Medical Device Daily Associate

Now corporations can “do the right thing” by bringing automated external defibrillators (AEDs) into their offices around the world without the added fear of litigation, thanks to the pioneering efforts of a major player in the sector.

The Emergency Response Systems (ERS) business of Medtronic Physio-Control (Redmond, Washington), one of the world’s largest and oldest makers of AEDs, has introduced what it says is the first program to protect companies that deploy the devices to help treat the up to 450,000 victims of sudden cardiac arrest (SCA) each year.

Medtronic (Minneapolis) – which through its ERS unit has distributed more than 500,000 Lifepak defibrillators worldwide – unveiled its new indemnification program in Philadelphia at the Risk and Insurance Management Society’s (RIMS; New York) annual meeting, the nation’s largest gathering of insurance executives and risk managers.

The indemnification program, available to Heart Safe Solution customers, protects qualified participants from claims arising directly from personal injuries to patients that occur during the use of the devices.

“The biggest barrier to full-scale adoption of cost-effective, life-saving AEDs has been a misguided fear that companies expose themselves to liability claims if they adopt the technology,” said Brian Webster, vice president of Medtronic EMR’s commercial business.

Speaking from the floor of the RIMS meeting, he told Medical Device Daily that his company’s indemnification program “protects companies from liability risks resulting from AED use, allowing corporate risk managers and human resource executives to focus on the real issue we face in America: fighting one of the nation’s leading causes of death and increasing workplace safety.”

Webster said that the company was not spurred to offer this protection to its commercial customers based on any historically high volume of lawsuits arising from use of AEDs in the workplace but rather from “feedback from our customers saying that they were concerned about the potential of liability.”

He said that about 63 of the Fortune 100 companies are currently Medtronic customers, and they have consistently told Medtronic that they would love to have these devices available for their employees and customers, but they were a little bit concerned that they would be bringing liability into their organizations.

The Heart Safe Solution, available to commercial customers, is a package of training and support services developed so the company’s customers can rely on the Lifepak AED. Medtronic said this solution also assists companies in meeting federal, state and local AED requirements.

Webster said that the Heart Safe Solution is a “wrap-around set of services that we sell with the device.
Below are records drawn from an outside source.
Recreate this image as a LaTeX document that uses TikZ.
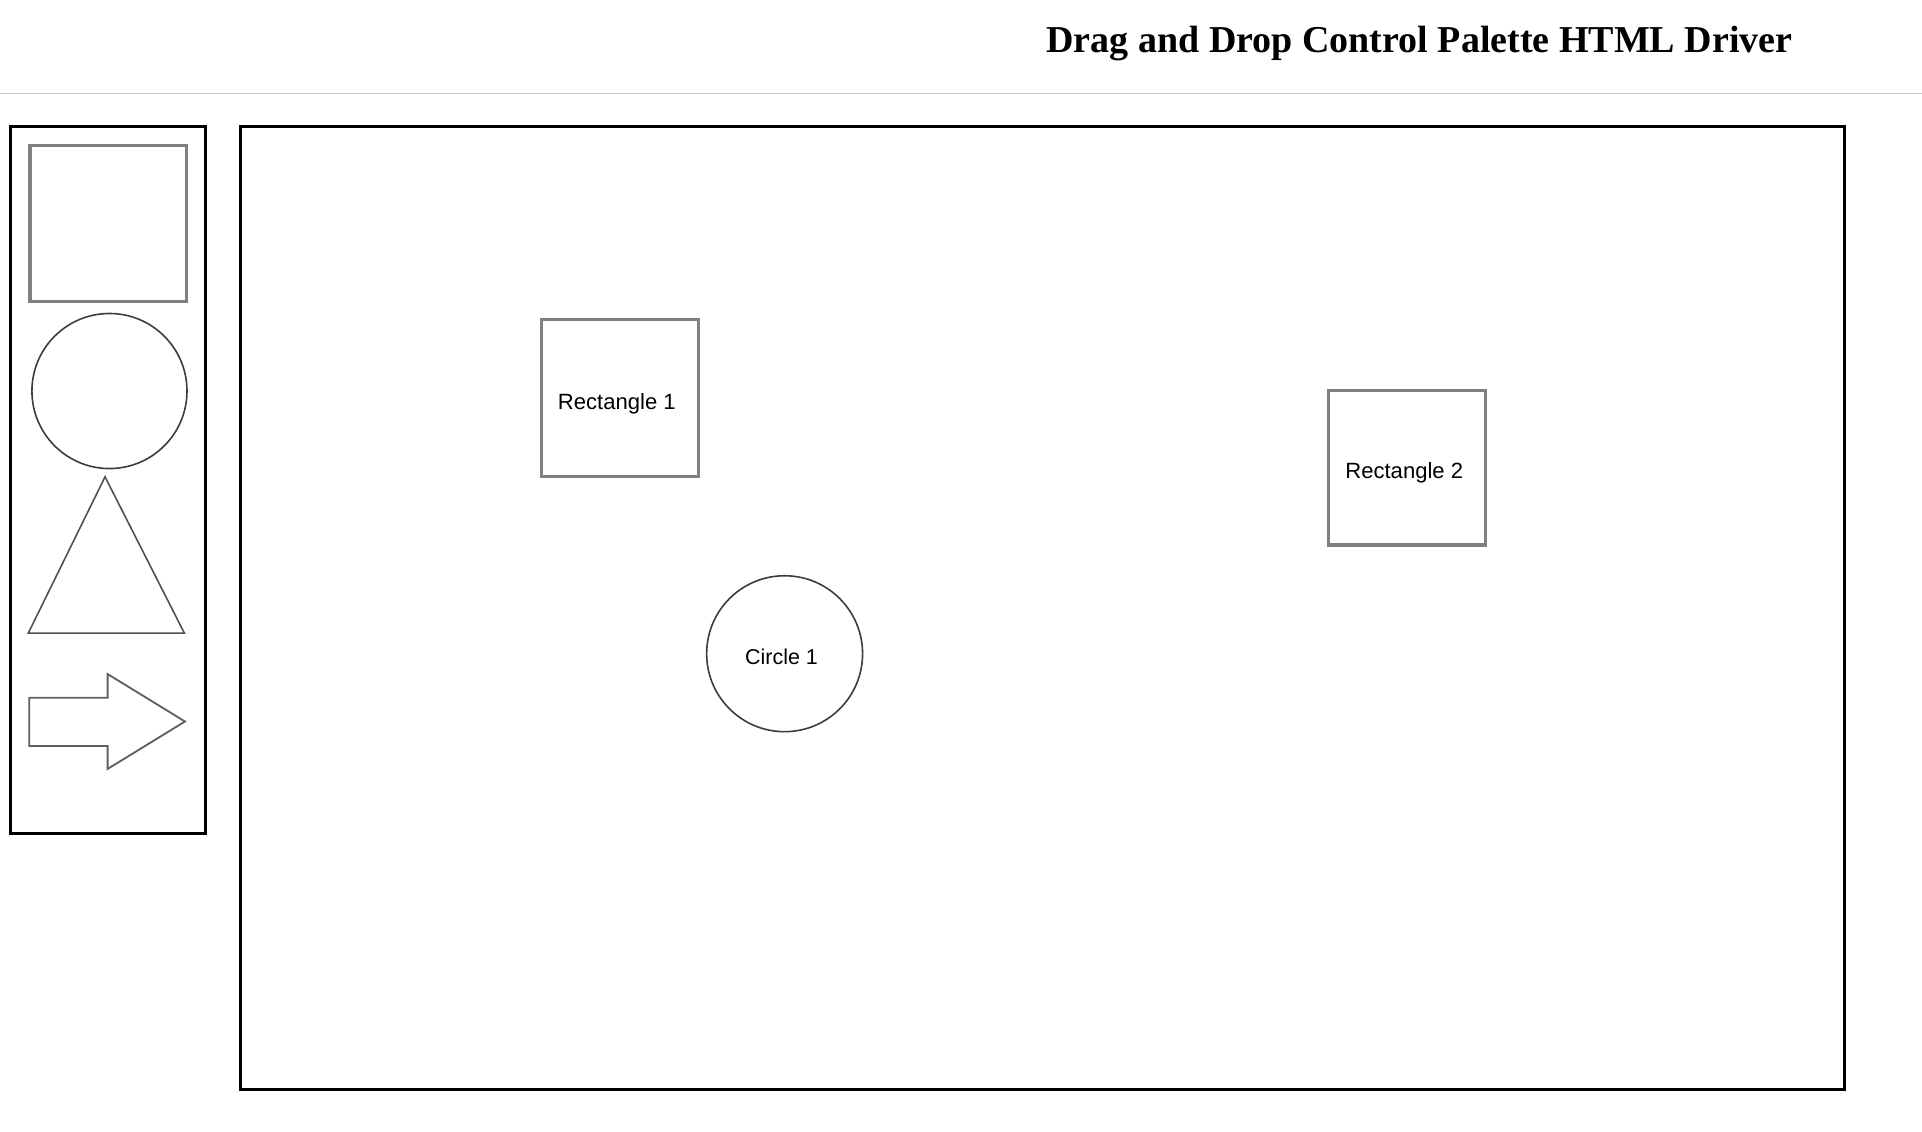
\documentclass[tikz,border=0pt]{standalone}
\usepackage{fontspec}
\setmainfont{Liberation Serif}
\newfontfamily\labelfont{Liberation Sans}
\definecolor{framecol}{RGB}{0,0,0}
\definecolor{rulecol}{RGB}{200,200,200}
\definecolor{boxgray}{RGB}{128,128,128}
\definecolor{roundgray}{RGB}{60,60,60}
\definecolor{trigray}{RGB}{80,80,80}
\definecolor{arrowgray}{RGB}{95,95,95}
\tikzset{
  frame/.style={draw=framecol, line width=2.5pt},
  squarebox/.style={draw=boxgray, line width=2.5pt, rectangle, inner sep=0pt,
    font=\labelfont\fontsize{18pt}{20pt}\selectfont, text height=18pt, text depth=0pt},
  roundbox/.style={draw=roundgray, line width=1.3pt, circle, inner sep=0pt,
    font=\labelfont\fontsize{17.5pt}{20pt}\selectfont, text height=18pt, text depth=0pt},
  triline/.style={draw=trigray, line width=1.3pt, line join=miter},
  arrowline/.style={draw=arrowgray, line width=1.5pt, line join=miter},
  titletext/.style={font=\fontsize{31pt}{36pt}\selectfont\bfseries, inner sep=0pt}
}
\begin{document}
\begin{tikzpicture}[x=1pt,y=-1pt]
\useasboundingbox (0,0) rectangle (1568,923.5);
% title and rule
\node[titletext, anchor=base] (title) at (1158,43) {Drag and Drop Control Palette HTML Driver};
\coordinate (ruleL) at (0,76.1);
\coordinate (ruleR) at (1568,76.1);
\draw[rulecol, line width=1.2pt] (ruleL) -- (ruleR);
% palette frame and canvas frame
\draw[frame] (8.8,103.3) rectangle (167.6,679.6);
\draw[frame] (196.5,103.4) rectangle (1504.7,888.6);
% palette shapes
\node[squarebox, minimum width=127.7pt, minimum height=126.9pt] (psquare) at (88.35,182.35) {};
\node[roundbox, minimum size=126.5pt] (pcircle) at (89.3,319) {};
\draw[triline] (85.7,389) -- (150.4,516.5) -- (23.1,516.5) -- cycle;
\draw[arrowline] (23.9,569.2) -- (87.8,569.2) -- (87.8,549.9) -- (150.9,588.6)
  -- (87.8,627.3) -- (87.8,608.6) -- (23.9,608.6) -- cycle;
% canvas shapes
\node[squarebox, minimum width=127.5pt, minimum height=128pt] (rect1) at (505.75,325) {Rectangle 1\hspace*{5pt}};
\node[squarebox, minimum width=127.8pt, minimum height=126.4pt] (rect2) at (1147.6,381.4) {Rectangle 2\hspace*{4pt}};
\node[roundbox, minimum size=127.2pt] (circ1) at (640.1,533.3) {Circle 1\hspace*{5pt}};
\end{tikzpicture}
\end{document}
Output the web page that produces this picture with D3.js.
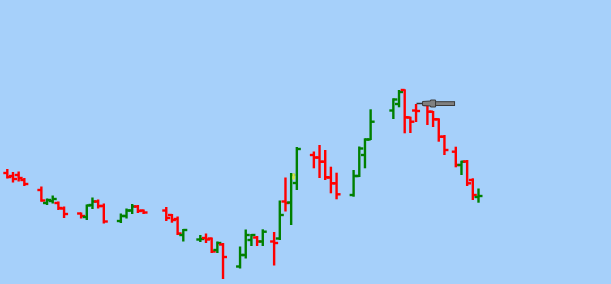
<!DOCTYPE html>
<html>
<head>
<meta charset="utf-8">
<script src="https://cdn.jsdelivr.net/npm/d3@7"></script>
<style>
  html, body { margin: 0; padding: 0; background: #a6d0fa; }
  svg { display: block; }
</style>
</head>
<body>
<div id="chart"></div>
<script>
// trading slot of each bar (gaps = no trading)
var days  = [0, 1, 2, 3, 6, 7, 8, 9, 10, 13, 14, 15, 16, 17, 20, 21, 22, 23, 24,
             28, 29, 30, 31, 34, 35, 36, 37, 38, 41, 42, 43, 44, 45, 47, 48, 49, 50, 51,
             54, 55, 56, 57, 58, 61, 62, 63, 64, 68, 69, 70, 71, 72, 74, 75, 76, 77,
             79, 80, 81, 82, 83];
var open  = [61.10, 60.80, 60.90, 60.40, 59.40, 58.10, 58.30, 58.10, 57.55, 57.05, 56.70, 57.90, 58.25, 57.80, 56.30, 56.80, 57.35, 57.75, 57.35,
             57.35, 56.90, 56.50, 54.90, 54.45, 54.60, 54.55, 53.40, 53.95, 51.75, 52.90, 54.40, 54.65, 54.25, 54.25, 54.55, 58.25, 58.15, 60.10,
             62.90, 62.65, 62.23, 60.65, 60.07, 58.90, 60.80, 62.90, 64.45, 67.35, 68.00, 69.40, 66.65, 67.35, 67.90, 67.23, 66.47, 64.73,
             63.23, 61.90, 62.25, 60.40, 58.70];
var high  = [61.50, 61.20, 61.25, 60.60, 59.75, 58.55, 58.85, 58.25, 57.75, 57.15, 57.95, 58.65, 58.45, 58.05, 57.05, 57.55, 58.00, 57.90, 57.45,
             57.70, 57.00, 56.75, 55.50, 54.90, 55.05, 54.65, 54.25, 54.10, 53.75, 55.45, 55.00, 54.80, 55.47, 55.20, 58.35, 60.65, 61.10, 63.70,
             63.25, 63.90, 63.40, 61.73, 61.13, 61.40, 63.75, 64.57, 67.47, 68.57, 69.40, 69.47, 66.73, 68.00, 68.05, 67.30, 66.57, 64.90,
             63.73, 62.33, 62.40, 60.57, 59.55];
var low   = [60.55, 60.15, 60.25, 59.80, 58.23, 57.90, 58.05, 57.40, 56.60, 56.55, 56.40, 57.50, 57.55, 56.05, 56.10, 56.55, 57.00, 57.10, 57.00,
             56.30, 56.13, 54.90, 54.25, 54.20, 54.10, 53.10, 53.10, 50.50, 51.55, 52.55, 53.80, 53.80, 53.80, 51.85, 54.40, 57.25, 55.90, 59.40,
             61.57, 60.60, 60.40, 59.07, 58.47, 58.73, 60.70, 61.57, 64.40, 66.50, 67.67, 65.07, 65.10, 66.20, 65.90, 65.70, 64.23, 62.90,
             61.67, 60.90, 59.80, 58.40, 58.13];
var close = [60.70, 60.50, 60.60, 60.00, 58.35, 58.40, 58.50, 57.60, 57.00, 56.80, 57.85, 58.25, 57.80, 56.25, 56.80, 57.35, 57.75, 57.30, 57.15,
             56.60, 56.40, 55.05, 55.40, 54.50, 54.45, 53.25, 54.10, 52.70, 52.90, 54.90, 54.90, 54.25, 55.23, 54.10, 56.90, 58.10, 60.90, 63.50,
             62.65, 62.23, 60.67, 60.07, 58.97, 60.80, 63.55, 64.45, 66.23, 68.45, 69.20, 66.67, 66.23, 67.30, 67.23, 66.47, 64.73, 63.40,
             61.90, 62.23, 60.07, 58.90, 58.80];

// annotation arrow points at this bar / price
var arrowDay = 72, arrowPrice = 68.05;
var markDay = 50, markTop = 61.05, markBottom = 60.45;

var width = 611, height = 284, tick = 4;

var x = d3.scaleLinear().domain([0, 83]).range([7.3, 478.5]);
var y = d3.scaleLinear().domain([50, 78.4]).range([height, 0]);

var svg = d3.select('#chart').append('svg')
    .attr('width', width)
    .attr('height', height);

svg.append('rect')
    .attr('width', width)
    .attr('height', height)
    .attr('fill', '#a6d0fa');

var bars = days.map(function(d, i) {
    return {day: d, o: open[i], h: high[i], l: low[i], c: close[i]};
});

var g = svg.append('g')
    .selectAll('g')
    .data(bars)
    .enter()
    .append('g')
    .attr('stroke', function(d) { return d.c < d.o ? '#ff0000' : '#008000'; })
    .attr('stroke-width', 2.4)
    .attr('fill', 'none');

// high-low line
g.append('line')
    .attr('x1', function(d) { return x(d.day); })
    .attr('x2', function(d) { return x(d.day); })
    .attr('y1', function(d) { return y(d.h); })
    .attr('y2', function(d) { return y(d.l); });

// open tick
g.append('line')
    .attr('x1', function(d) { return x(d.day) - tick; })
    .attr('x2', function(d) { return x(d.day); })
    .attr('y1', function(d) { return y(d.o); })
    .attr('y2', function(d) { return y(d.o); });

// close tick
g.append('line')
    .attr('x1', function(d) { return x(d.day); })
    .attr('x2', function(d) { return x(d.day) + tick; })
    .attr('y1', function(d) { return y(d.c); })
    .attr('y2', function(d) { return y(d.c); });

// small yellow marker
svg.append('rect')
    .attr('x', x(markDay) + 1.2)
    .attr('y', y(markTop))
    .attr('width', 2.5)
    .attr('height', y(markBottom) - y(markTop))
    .attr('fill', '#d8e64a');

// arrow annotation
var ax = x(arrowDay) + 0.5, ay = y(arrowPrice);
var arrow = svg.append('g').attr('transform', 'translate(' + ax + ',' + ay + ')');
arrow.append('line')
    .attr('x1', 0).attr('x2', 7)
    .attr('y1', 0).attr('y2', 0)
    .attr('stroke', '#333')
    .attr('stroke-width', 1.5);
arrow.append('path')
    .attr('d', 'M6,-2 L14,-2.5 L14,-3.5 L19,-3.5 L19,3.5 L14,3.5 L14,2.5 L6,2 Z')
    .attr('fill', '#808080')
    .attr('stroke', '#3a3a3a')
    .attr('stroke-width', 1);
arrow.append('rect')
    .attr('x', 19).attr('y', -1.8)
    .attr('width', 19).attr('height', 3.8)
    .attr('fill', '#808080')
    .attr('stroke', '#3a3a3a')
    .attr('stroke-width', 1);
</script>
</body>
</html>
This unique package of services and protection eliminates the barrier to adopting AEDs by reducing our customers’ liability for fundamentally doing the right thing,” he said.

Medtronic designs individual AED programs to suit the unique needs of each corporate customer. “It’s really in that situation where we participated in the design of their AED program to make sure that it is set up and implemented correctly,” said Webster. “It’s in that situation that we protect them.”

Companies sign up for Medtronic to manage their AED programs via contracts that range on average from one to five years, and the price for the service to a corporate customer varies, based on such factors as the length of the agreement and the number of AED units covered.

Webster said that competitors within the AED sector would have to respond in kind to his company’s indemnification program in order to retain their customers.

“We really pioneered this industry,” he said, adding that as the market leader, “our competitors are most likely to respond to this at some point because [customers] like this offering.”

Although not everyone can be saved from sudden cardiac arrest, some studies have shown that early defibrillation can dramatically improve survival rates. Today, out-of-hospital survival rates from sudden cardiac arrest are about 5%, yet recent studies show that more than 70% of victims may survive when AEDs are accessible and used within three minutes of collapse.

The company noted that average response time for emergency medical response teams to arrive at the scene of a sudden cardiac arrest is six to 12 minutes. This fact, it said, underscores the importance for AEDs in businesses, schools and public places. Lifepak AEDs are prescription devices. To receive a prescription, a physician must be consulted. AED users should be trained in CPR and the use of the AED.

Webster said that Medtronic felt comfortable adding the indemnity for its AED program customers. “We’re basically just simply standing behind the product and the program. When we design [a program], we help the customer implement it [and] we manage it then we’re going to take the responsibility for that customer.”